Après son exposition au Château des Ducs de Bretagne à Nantes, au Kunstmuseum de wolfsburg, au Musée du Quai Branly, il offre au public une dernière visite cette année à la Galerie MAGNIN-A de Paris où il présente ses plus récentes créations jusqu’au 3 décembre 2021. L’artiste contemporain Béninois Romuald Hazoumè présente masques, installations, une sélection de photographies et de toiles pour rappeler ses 33 ans de collaboration avec le galeriste André Magnin.
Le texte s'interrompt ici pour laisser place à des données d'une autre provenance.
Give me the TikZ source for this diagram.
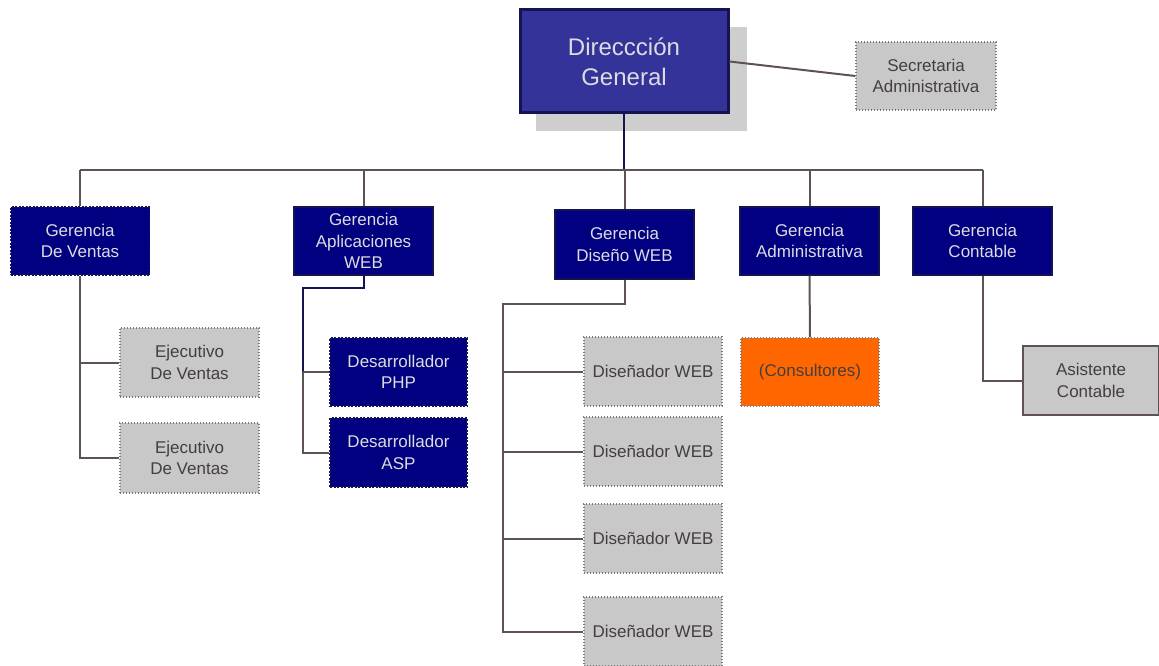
\documentclass[tikz,border=0pt]{standalone}
\usepackage{fontspec}
\setmainfont{Liberation Sans}
\definecolor{navy}{RGB}{0,0,128}
\definecolor{navyedge}{RGB}{20,20,80}
\definecolor{dirblue}{RGB}{51,51,153}
\definecolor{boxgray}{RGB}{200,200,200}
\definecolor{shadowgray}{RGB}{206,206,206}
\definecolor{wire}{RGB}{95,82,82}
\definecolor{lighttext}{RGB}{220,220,225}
\definecolor{darktext}{RGB}{70,62,62}
\definecolor{orangebox}{RGB}{255,102,0}
\begin{document}
\begin{tikzpicture}[x=1pt,y=-1pt,
  base/.style={rectangle,align=center,inner sep=0pt,font=\fontsize{17}{21.5}\selectfont},
  navybox/.style={base,fill=navy,draw=navyedge,line width=1.4pt,text=lighttext,minimum width=139pt,minimum height=68pt},
  navydash/.style={navybox,dash pattern=on 2pt off 1.5pt},
  graybox/.style={base,fill=boxgray,draw=darktext!70,line width=1.3pt,dash pattern=on 1.2pt off 1.8pt,text=darktext,minimum width=139pt,minimum height=69pt},
  wireline/.style={draw=wire,line width=2pt},
  navyline/.style={draw=navyedge,line width=2pt}]
\useasboundingbox (0,0) rectangle (1159,666);
\begin{scope}
\clip (0,0) rectangle (1159,666);

% head of the organisation, with its drop shadow
\fill[shadowgray] (536,27) rectangle (747,131);
\node[base,fill=dirblue,draw=navyedge,line width=3pt,text=lighttext,
      minimum width=208pt,minimum height=103pt,font=\fontsize{24}{30}\selectfont]
      (dg) at (624,61.5) {Direccción\\General};
\node[graybox,minimum width=140pt,minimum height=68pt] (sec) at (926,76) {Secretaria\\Administrativa};

% management level
\node[navydash] (gv)   at (80,241)    {Gerencia\\De Ventas};
\node[navybox]  (ga)   at (363.5,241) {Gerencia\\Aplicaciones\\WEB};
\node[navybox,minimum height=69pt] (gd) at (624.5,244.5) {Gerencia\\Diseño WEB};
\node[navybox]  (gadm) at (809.5,241) {Gerencia\\Administrativa};
\node[navybox]  (gc)   at (982.5,241) {Gerencia\\Contable};

% staff
\node[graybox] (ev1) at (189.5,362.5) {Ejecutivo\\De Ventas};
\node[graybox,minimum height=70pt] (ev2) at (189.5,458) {Ejecutivo\\De Ventas};
\node[navydash,minimum width=137pt] (php) at (398.5,372) {Desarrollador\\PHP};
\node[navydash,minimum width=137pt,minimum height=69pt] (asp) at (398.5,452.5) {Desarrollador\\ASP};
\node[graybox,minimum width=138pt] (dw1) at (653,371.5) {Diseñador WEB};
\node[graybox,minimum width=138pt] (dw2) at (653,451.5) {Diseñador WEB};
\node[graybox,minimum width=138pt] (dw3) at (653,538.5) {Diseñador WEB};
\node[graybox,minimum width=138pt] (dw4) at (653,631.5) {Diseñador WEB};
\node[graybox,fill=orangebox,minimum width=138pt,minimum height=68pt] (cons) at (810,372) {(Consultores)};
\node[base,fill=boxgray,draw=wire,line width=1.8pt,text=darktext,
      minimum width=136pt,minimum height=69pt] (ac) at (1091,380.5) {Asistente\\Contable};

% connectors
\coordinate (bus) at (0,170);
\coordinate (ta) at (303,288);
\coordinate (td) at (503,304);

\draw[wireline] (dg.east) -- (sec.west);
\draw[navyline] (dg.south) -- (dg.south |- bus);
\draw[wireline] (gv.north |- bus) -- (gc.north |- bus);
\foreach \n in {gv,ga,gd,gadm,gc}
  \draw[wireline] (\n.north |- bus) -- (\n.north);

\draw[wireline] (gv.south) |- (ev2.west);
\draw[wireline] (gv.south |- ev1.west) -- (ev1.west);

\draw[navyline] (ga.south) |- (ta) -- (ta |- php.west);
\draw[wireline] (ta |- php.west) |- (asp.west);
\draw[wireline] (ta |- php.west) -- (php.west);

\draw[wireline] (gd.south) |- (td) |- (dw4.west);
\foreach \n in {dw1,dw2,dw3}
  \draw[wireline] (td |- \n.west) -- (\n.west);

\draw[wireline] (gadm.south) -- (cons.north);
\draw[wireline] (gc.south) |- (ac.west);
\end{scope}
\end{tikzpicture}
\end{document}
Présenter dans des institutions mondiales comme le MoMA à New York, le British Museum de Londres, le Guggenheim de Bilbao, la Fondation Louis-Vuitton de Paris, pour ne citer que quelques exemples, il use de par son art pour rappeler qu’il est de souche yorouba et descendant d’un ancêtre Babalawo, grand-prêtre du fâ originaire du Nigeria à la cour royale de Porto-Novo.
Romuald Hazoumè réalise ses œuvres à partir de matériaux rebuts et des objets usagés, qu’il récupère pour communiquer son art et sa vision de la société. Ayant fait des masques une force de transmission, il traduit de par son art ses pensées à travers d’énormes installations, interprétant ainsi son assurance à combattre la servitude, la contrebande et la corruption. Il aborde également les effets de la migration et interpelle sur l’inégalité qu’il situe entre le monde occidental et le monde africain.
À la galerie MAGNIN-A, Romuald Hazoumè présente de nouveaux masques inédits réalisés à partir de jerricans qu’il réutilise pour leur donner une autre vie à travers des couleurs, perles et coiffures. Dans cette ligne, il maintient la coutume de la sculpture connue dans l’histoire de l’art contemporain, propose une précieuse analyse tout en interrogeant sur le trafic de l’essence de la contrebande qui nourrit les échanges entre le Bénin et le Nigéria. Le point essentiel sur lequel il met l’accent à son installation ZoCooter. Cette moto bourrée de bouteilles qui montre le travail des « Kpayoman », ces jeunes dealers béninois qui transportent des quantités folles de carburant dans des conditions périlleuses sur les pistes pour échapper au contrôle.
Au fil de l’exposition, il interpelle chacun de nous en faisant savoir que l’Occident n’est pas l’eldorado libéré de mauvaise gouvernance comme l’affirme son installation « Antidépresseur ». Il nous interroge sur la conduite incertaine des Africains tentés par les platitudes de l’Occident sans voir l’abondance chez eux. En fait, il s’agit d’un ravage des biens du continent au détriment des populations africaines.
Comme il l’a indiqué, l’Afrique a tout ce qui est fondamental pour son devenir, mais rien n’est fait par les détenteurs pour l’exploiter. L’installation Antidépresseur est un ensemble comprenant un lit sénoufo posé sur un tapis de fèves de cacao derrière lequel un écran diffuse une vidéo de l’aurore et du crépuscule.
Une série de peintures de l’artiste résume sa réflexion sur la géomancie divinatoire du Fâ, sur laquelle il travaille depuis plusieurs années.
Se considérant comme un “chien de garde” de la culture yoruba, Romuald Hazoumè, par son travail, porte un regard fondamental sur le cadre occidental et interroge les ambiguïtés de la mondialisation. Ses dernières créations dénoncent les délocalisations et fustigent l’incohérence des termes de l’échange entre l’Afrique et le reste du monde. Vivant et travaillant à Porto-Novo, cet artiste est un veilleur qui nous interpelle à chaque moment sur les qualités morales mais aussi humaines.